Last week, being the week in which alert guardians of public morality succeeded in barring children from witnessing Thoroughbred racing in New York State, seemed to be a good time to look around at some other influences from which the kiddies are not being protected presently. It was not necessary to look far. The exhibits on this page are to be found on the home television screen, the book shelves of the corner drugstore, the neighborhood record shop and movie theaters.
But first, as the television announcer says before the gunplay of the Western or the screams of the horror movie begin, a word from the sponsors of the resolution that led Governor Averell Harriman to "suggest" that the New York Racing Association think twice about permitting entire families, kids and all, to come to the races. The resolution, introduced by New York City Council President Abe Stark, cited the "danger that gambling syndicates might be organized to victimize school children who witness betting at the track...." (P.S. This is the same Abe Stark who once had to explain away the fact that he had been renting the loft over his Brooklyn clothing store to a notorious bookie for 21 years.)

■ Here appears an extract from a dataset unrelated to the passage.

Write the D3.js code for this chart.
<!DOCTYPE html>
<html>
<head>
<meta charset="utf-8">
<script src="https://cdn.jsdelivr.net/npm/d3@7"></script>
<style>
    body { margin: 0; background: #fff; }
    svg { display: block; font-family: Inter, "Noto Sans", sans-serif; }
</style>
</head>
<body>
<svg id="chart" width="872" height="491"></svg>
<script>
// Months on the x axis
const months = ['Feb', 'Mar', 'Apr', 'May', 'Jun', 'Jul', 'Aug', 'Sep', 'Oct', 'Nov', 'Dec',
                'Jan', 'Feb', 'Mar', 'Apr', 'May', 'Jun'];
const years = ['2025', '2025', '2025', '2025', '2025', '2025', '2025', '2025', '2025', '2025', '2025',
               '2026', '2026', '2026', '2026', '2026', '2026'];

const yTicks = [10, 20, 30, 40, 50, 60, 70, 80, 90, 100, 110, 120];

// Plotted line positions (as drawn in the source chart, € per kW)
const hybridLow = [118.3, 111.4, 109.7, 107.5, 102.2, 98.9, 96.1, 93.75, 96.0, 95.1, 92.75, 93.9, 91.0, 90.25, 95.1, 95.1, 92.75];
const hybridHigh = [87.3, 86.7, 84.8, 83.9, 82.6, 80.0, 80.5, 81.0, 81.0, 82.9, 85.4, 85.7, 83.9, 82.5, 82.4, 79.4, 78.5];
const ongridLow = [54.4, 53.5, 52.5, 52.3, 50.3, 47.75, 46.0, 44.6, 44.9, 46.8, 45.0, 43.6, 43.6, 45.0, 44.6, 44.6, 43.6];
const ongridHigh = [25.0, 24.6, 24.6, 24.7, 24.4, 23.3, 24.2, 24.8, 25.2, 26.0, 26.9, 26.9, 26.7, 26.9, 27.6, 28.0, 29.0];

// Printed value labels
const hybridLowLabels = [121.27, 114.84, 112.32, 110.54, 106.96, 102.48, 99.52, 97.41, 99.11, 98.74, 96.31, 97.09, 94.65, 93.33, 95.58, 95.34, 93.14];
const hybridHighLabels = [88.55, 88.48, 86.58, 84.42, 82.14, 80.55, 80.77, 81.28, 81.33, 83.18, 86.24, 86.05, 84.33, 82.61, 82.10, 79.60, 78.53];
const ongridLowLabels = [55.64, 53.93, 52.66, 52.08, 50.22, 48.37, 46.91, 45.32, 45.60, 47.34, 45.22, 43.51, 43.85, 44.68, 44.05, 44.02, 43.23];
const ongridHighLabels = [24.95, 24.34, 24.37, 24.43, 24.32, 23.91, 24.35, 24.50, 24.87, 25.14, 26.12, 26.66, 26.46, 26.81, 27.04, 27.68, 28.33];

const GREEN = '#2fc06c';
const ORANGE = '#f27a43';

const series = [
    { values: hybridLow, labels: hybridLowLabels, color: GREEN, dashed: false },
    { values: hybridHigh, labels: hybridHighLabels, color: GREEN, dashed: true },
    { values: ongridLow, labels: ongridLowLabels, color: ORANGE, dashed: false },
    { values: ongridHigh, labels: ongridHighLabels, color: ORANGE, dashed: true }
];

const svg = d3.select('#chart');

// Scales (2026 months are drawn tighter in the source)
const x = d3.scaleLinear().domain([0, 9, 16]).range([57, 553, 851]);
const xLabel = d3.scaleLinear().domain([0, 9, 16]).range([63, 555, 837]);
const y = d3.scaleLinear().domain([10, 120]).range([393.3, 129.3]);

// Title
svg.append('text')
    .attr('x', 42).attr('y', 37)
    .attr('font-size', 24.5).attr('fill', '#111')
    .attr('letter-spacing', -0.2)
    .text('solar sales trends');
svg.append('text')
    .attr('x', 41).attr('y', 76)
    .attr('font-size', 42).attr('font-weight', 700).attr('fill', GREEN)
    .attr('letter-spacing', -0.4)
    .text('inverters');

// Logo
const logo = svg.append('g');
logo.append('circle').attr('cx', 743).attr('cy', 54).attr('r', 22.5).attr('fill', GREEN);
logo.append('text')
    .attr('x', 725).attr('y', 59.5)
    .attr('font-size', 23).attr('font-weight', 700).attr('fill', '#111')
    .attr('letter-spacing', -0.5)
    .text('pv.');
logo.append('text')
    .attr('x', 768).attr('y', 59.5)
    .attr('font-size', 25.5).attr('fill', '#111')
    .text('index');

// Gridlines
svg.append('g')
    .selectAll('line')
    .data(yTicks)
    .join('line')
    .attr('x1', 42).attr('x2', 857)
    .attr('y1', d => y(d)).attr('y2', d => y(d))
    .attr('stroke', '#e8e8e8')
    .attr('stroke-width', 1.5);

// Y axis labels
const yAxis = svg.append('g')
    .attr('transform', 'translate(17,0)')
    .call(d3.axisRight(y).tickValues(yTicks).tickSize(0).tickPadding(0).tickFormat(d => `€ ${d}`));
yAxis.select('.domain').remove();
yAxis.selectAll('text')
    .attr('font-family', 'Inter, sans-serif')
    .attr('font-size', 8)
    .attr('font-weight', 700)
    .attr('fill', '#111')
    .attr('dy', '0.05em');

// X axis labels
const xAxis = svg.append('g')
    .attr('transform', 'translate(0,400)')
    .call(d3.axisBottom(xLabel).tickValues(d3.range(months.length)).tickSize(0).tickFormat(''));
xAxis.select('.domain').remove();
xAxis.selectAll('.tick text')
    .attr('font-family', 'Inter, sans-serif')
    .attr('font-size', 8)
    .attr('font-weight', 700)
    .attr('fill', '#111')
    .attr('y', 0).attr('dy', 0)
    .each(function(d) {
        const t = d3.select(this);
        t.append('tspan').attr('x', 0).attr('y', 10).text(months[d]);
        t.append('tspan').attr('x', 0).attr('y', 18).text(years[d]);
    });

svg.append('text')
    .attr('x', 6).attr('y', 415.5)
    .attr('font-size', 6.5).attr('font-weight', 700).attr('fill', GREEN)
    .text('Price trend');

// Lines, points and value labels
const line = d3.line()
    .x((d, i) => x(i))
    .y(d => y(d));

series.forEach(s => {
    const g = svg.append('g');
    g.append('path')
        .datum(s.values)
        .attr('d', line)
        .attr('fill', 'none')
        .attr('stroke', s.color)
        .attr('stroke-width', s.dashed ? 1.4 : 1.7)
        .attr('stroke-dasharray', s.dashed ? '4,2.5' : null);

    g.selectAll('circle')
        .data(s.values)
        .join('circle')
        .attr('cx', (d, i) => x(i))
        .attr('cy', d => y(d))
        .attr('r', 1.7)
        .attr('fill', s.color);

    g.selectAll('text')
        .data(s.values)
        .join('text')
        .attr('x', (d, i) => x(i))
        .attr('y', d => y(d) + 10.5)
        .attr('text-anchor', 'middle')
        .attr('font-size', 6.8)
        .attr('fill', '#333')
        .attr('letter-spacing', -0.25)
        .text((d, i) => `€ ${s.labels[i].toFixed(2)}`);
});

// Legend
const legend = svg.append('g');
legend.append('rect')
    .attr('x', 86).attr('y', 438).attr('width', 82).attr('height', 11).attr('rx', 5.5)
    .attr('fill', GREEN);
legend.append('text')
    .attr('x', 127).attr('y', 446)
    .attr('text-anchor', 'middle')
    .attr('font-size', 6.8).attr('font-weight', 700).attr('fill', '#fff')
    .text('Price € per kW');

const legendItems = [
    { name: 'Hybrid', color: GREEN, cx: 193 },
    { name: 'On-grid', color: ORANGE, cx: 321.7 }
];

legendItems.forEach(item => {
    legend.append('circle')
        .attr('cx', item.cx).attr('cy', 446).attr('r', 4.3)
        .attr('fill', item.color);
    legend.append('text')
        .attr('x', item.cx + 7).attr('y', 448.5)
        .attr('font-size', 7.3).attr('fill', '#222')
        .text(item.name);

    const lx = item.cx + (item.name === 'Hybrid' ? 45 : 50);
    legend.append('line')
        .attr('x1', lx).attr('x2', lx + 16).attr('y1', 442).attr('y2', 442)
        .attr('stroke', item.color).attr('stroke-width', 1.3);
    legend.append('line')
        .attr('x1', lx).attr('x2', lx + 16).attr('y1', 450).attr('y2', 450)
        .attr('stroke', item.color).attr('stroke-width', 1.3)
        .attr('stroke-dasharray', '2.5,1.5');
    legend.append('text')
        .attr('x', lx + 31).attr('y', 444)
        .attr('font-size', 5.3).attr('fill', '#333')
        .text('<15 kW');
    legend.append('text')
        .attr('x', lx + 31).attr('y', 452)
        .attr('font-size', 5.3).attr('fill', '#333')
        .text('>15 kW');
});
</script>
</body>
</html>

By this same reasoning, it is not difficult to imagine that one of these days the small fry who are witnessing television violence will suddenly rush from their homes and begin shooting up the neighborhood with real guns instead of the realistic-looking toys they now pack.

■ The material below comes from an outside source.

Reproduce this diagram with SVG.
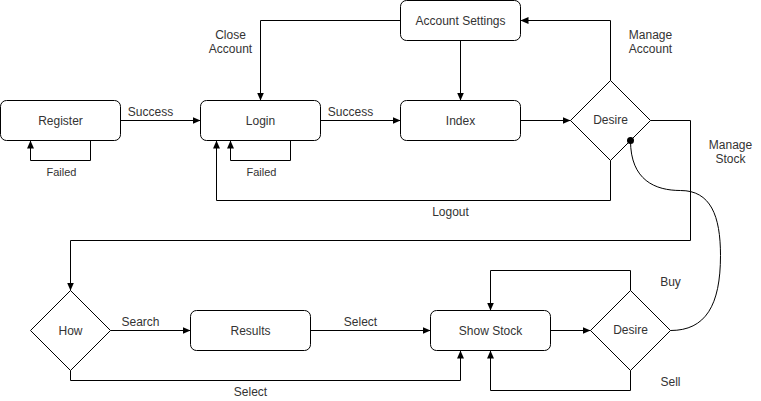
<svg xmlns="http://www.w3.org/2000/svg" width="761" height="401" viewBox="0 0 761 401">
<style>
.box{fill:#fff;stroke:#000;stroke-width:1}
.t{font-family:"Liberation Sans",Arial,sans-serif;font-size:12px;fill:#333;text-anchor:middle}
.s{font-size:11px}
.e{fill:none;stroke:#000;stroke-width:1}
</style>
<defs>
<marker id="arr" viewBox="0 0 8 7" refX="8" refY="3.5" markerWidth="8" markerHeight="7" orient="auto" markerUnits="userSpaceOnUse">
<path d="M0,0 L8,3.5 L0,7 Z" fill="#000"/>
</marker>
</defs>
<rect width="761" height="401" fill="#fff"/>
<g transform="translate(0.5,0.5)">
<g id="register"><rect class="box" x="0" y="100" width="120" height="40" rx="6"/><text class="t" x="60" y="124">Register</text></g>
<g id="login"><rect class="box" x="200" y="100" width="120" height="40" rx="6"/><text class="t" x="260" y="124">Login</text></g>
<g id="index"><rect class="box" x="400" y="100" width="120" height="40" rx="6"/><text class="t" x="460" y="124">Index</text></g>
<g id="account-settings"><rect class="box" x="400" y="0" width="120" height="40" rx="6"/><text class="t" x="460" y="24">Account Settings</text></g>
<g id="desire1"><path class="box" d="M610 80 L650 120 L610 160 L570 120 Z"/><text class="t" x="610" y="123">Desire</text></g>
<g id="how"><path class="box" d="M70 290 L110 330 L70 370 L30 330 Z"/><text class="t" x="70" y="334">How</text></g>
<g id="results"><rect class="box" x="190" y="310" width="120" height="40" rx="6"/><text class="t" x="250" y="334">Results</text></g>
<g id="show-stock"><rect class="box" x="430" y="310" width="120" height="40" rx="6"/><text class="t" x="490" y="334">Show Stock</text></g>
<g id="desire2"><path class="box" d="M630 290 L670 330 L630 370 L590 330 Z"/><text class="t" x="630" y="333">Desire</text></g>
<g id="connectors">
<path class="e" d="M120 120 H200" marker-end="url(#arr)"/>
<path class="e" d="M90 140 V160 H30 V140" marker-end="url(#arr)"/>
<path class="e" d="M290 140 V160 H230 V140" marker-end="url(#arr)"/>
<path class="e" d="M320 120 H400" marker-end="url(#arr)"/>
<path class="e" d="M520 120 H570" marker-end="url(#arr)"/>
<path class="e" d="M610 80 V20 H520" marker-end="url(#arr)"/>
<path class="e" d="M400 20 H260 V100" marker-end="url(#arr)"/>
<path class="e" d="M460 40 V100" marker-end="url(#arr)"/>
<path class="e" d="M610 160 V200 H216 V140" marker-end="url(#arr)"/>
<path class="e" d="M650 120 H690 V240 H70 V290" marker-end="url(#arr)"/>
<path class="e" d="M110 330 H190" marker-end="url(#arr)"/>
<path class="e" d="M310 330 H430" marker-end="url(#arr)"/>
<path class="e" d="M70 370 V380 H460 V350" marker-end="url(#arr)"/>
<path class="e" d="M550 330 H590" marker-end="url(#arr)"/>
<path class="e" d="M630 290 V270 H490 V310" marker-end="url(#arr)"/>
<path class="e" d="M630 370 V390 H490 V350" marker-end="url(#arr)"/>
<path class="e" d="M630 140 C630 180 655 190 680 190 C710 190 720 215 720 255 C720 305 705 330 670 330"/>
<circle cx="630" cy="140" r="3.5" fill="#000"/>
<text class="t" x="150" y="115">Success</text>
<text class="t" x="350" y="115">Success</text>
<text class="t s" x="61" y="175">Failed</text>
<text class="t s" x="261" y="175">Failed</text>
<text class="t" x="230" y="38">Close</text>
<text class="t" x="230" y="52">Account</text>
<text class="t" x="650" y="38">Manage</text>
<text class="t" x="650" y="52">Account</text>
<text class="t" x="730" y="148">Manage</text>
<text class="t" x="730" y="162">Stock</text>
<text class="t" x="450" y="215">Logout</text>
<text class="t" x="140" y="325">Search</text>
<text class="t" x="360" y="325">Select</text>
<text class="t" x="250" y="395">Select</text>
<text class="t" x="670" y="285">Buy</text>
<text class="t" x="670" y="385">Sell</text>
</g>
</g>
</svg>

A ridiculous idea, the television people would say, and in this view they would certainly be joined by Hollywood. In Hollywood, the problem has been how to tickle an alleged appetite for violence of movie patrons who get so much of it through television for free. The solution has been found: make Westerns with a new gimmick. In other words, combine the Western technique with the horror technique and produce the horrible Western.
One such enterprise is ready for national release. It is called The Fiend Who Walked the West. Actually, this is a Western remake of an old gangster film, Kiss of Death, which starred Richard Widmark.

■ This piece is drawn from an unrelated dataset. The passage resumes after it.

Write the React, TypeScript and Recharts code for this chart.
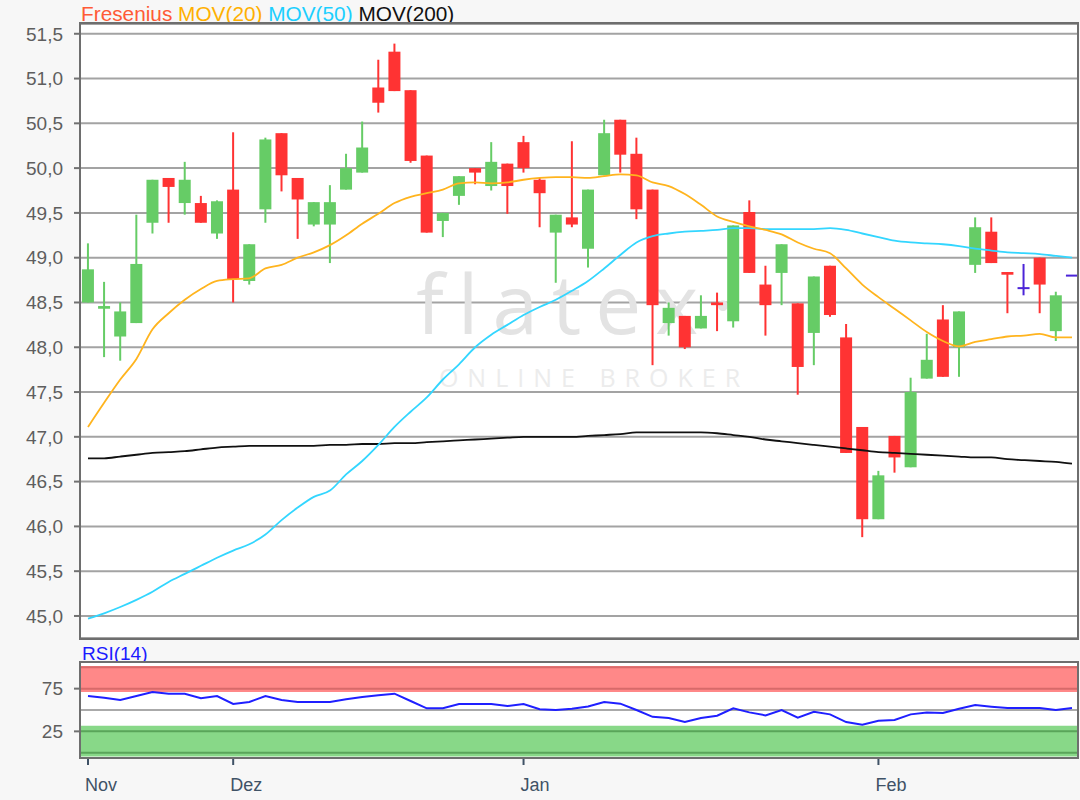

According to the show business paper Variety, Kiss of Death has been gimmicked up in the following manner:
"Film stars [Robert] Evans as the Killer. Where in Kiss of Death Widmark kicked the old lady in the wheelchair down a flight of stairs, in this one he shoots an arrow into her, all very vivid and in closeup. There are also some brutal beatings, a rape, etc."
When this film was previewed for the sales staff of the producing company, 20th Century-Fox, the reaction was so enthusiastic that, Variety says, "plans for its release were completely revamped to give it more prominent handling."
And so, in the state of New York, the kids have been saved from a day at the races with the family (and in the open air, yet) and left with leisure time for the gimmickry of bigger and better fiends.